* **The problem**: Write each line of the material exactly as given, from the top through the line that contains "import plotly.graph_objects as go", and omit all pictures.

* **Recorded data**:
※ ※ ※
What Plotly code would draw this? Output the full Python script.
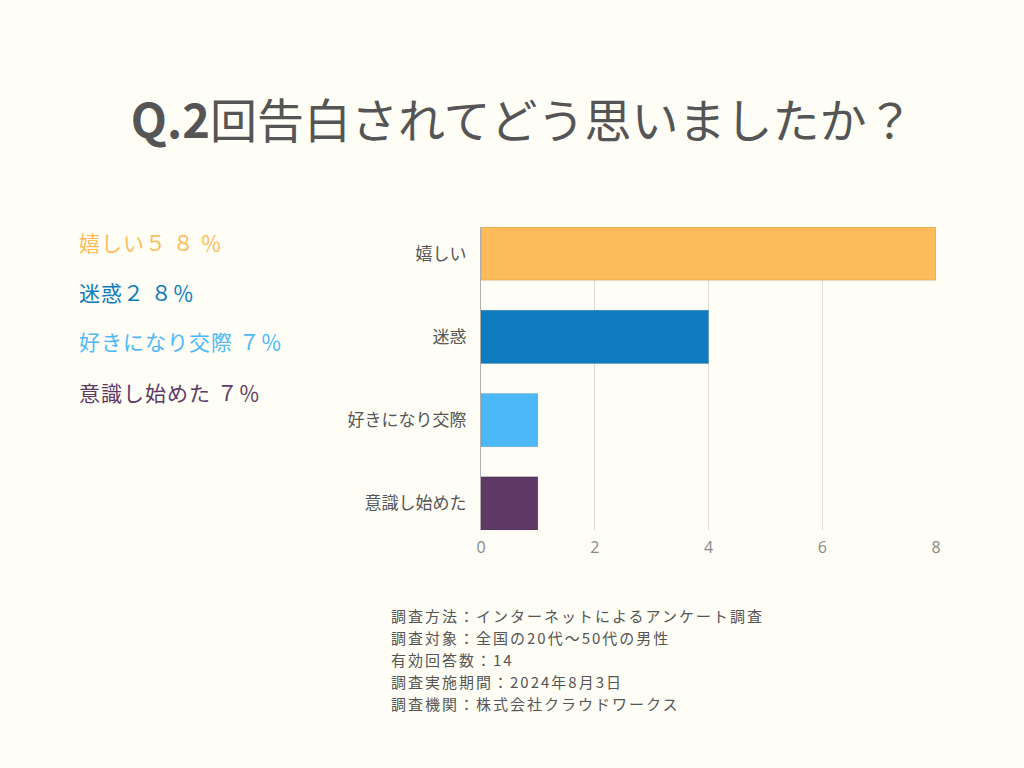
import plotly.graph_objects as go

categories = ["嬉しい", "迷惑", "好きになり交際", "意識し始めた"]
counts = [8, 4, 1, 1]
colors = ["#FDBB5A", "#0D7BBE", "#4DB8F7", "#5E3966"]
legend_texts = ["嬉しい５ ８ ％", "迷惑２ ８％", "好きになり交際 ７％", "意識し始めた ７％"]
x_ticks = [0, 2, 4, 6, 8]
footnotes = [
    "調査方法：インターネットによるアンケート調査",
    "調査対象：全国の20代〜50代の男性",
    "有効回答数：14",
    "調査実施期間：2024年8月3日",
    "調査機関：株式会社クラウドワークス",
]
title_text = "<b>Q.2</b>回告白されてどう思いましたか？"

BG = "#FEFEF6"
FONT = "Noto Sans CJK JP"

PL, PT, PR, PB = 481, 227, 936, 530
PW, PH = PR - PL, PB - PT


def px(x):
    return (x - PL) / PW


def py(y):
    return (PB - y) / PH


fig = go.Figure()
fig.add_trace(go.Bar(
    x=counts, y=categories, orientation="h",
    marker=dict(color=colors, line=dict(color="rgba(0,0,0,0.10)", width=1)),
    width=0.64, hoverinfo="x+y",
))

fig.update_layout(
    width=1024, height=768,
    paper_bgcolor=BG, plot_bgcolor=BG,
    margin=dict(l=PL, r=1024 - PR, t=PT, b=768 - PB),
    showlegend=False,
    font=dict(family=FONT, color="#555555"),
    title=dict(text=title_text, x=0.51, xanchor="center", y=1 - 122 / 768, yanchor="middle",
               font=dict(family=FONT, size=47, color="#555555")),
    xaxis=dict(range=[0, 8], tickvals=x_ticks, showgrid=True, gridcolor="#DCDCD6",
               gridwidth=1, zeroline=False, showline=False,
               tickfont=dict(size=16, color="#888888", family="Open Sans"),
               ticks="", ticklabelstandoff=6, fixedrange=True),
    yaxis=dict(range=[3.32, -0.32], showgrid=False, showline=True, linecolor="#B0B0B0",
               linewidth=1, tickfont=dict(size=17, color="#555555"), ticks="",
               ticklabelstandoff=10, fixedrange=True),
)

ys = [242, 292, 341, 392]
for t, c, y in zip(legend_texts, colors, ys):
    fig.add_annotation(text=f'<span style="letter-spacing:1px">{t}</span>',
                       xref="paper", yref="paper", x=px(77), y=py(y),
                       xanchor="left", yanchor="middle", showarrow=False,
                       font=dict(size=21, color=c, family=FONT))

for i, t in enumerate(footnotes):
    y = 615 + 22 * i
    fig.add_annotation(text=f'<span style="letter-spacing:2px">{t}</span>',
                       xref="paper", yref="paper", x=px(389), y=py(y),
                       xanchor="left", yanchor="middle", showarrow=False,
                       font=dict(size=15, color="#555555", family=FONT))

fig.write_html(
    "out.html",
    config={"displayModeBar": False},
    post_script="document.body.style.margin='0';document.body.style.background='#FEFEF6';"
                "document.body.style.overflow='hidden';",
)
※ ※ ※
* **Response to this task**:
What Plotly code would draw this? Output the full Python script.
import plotly.graph_objects as go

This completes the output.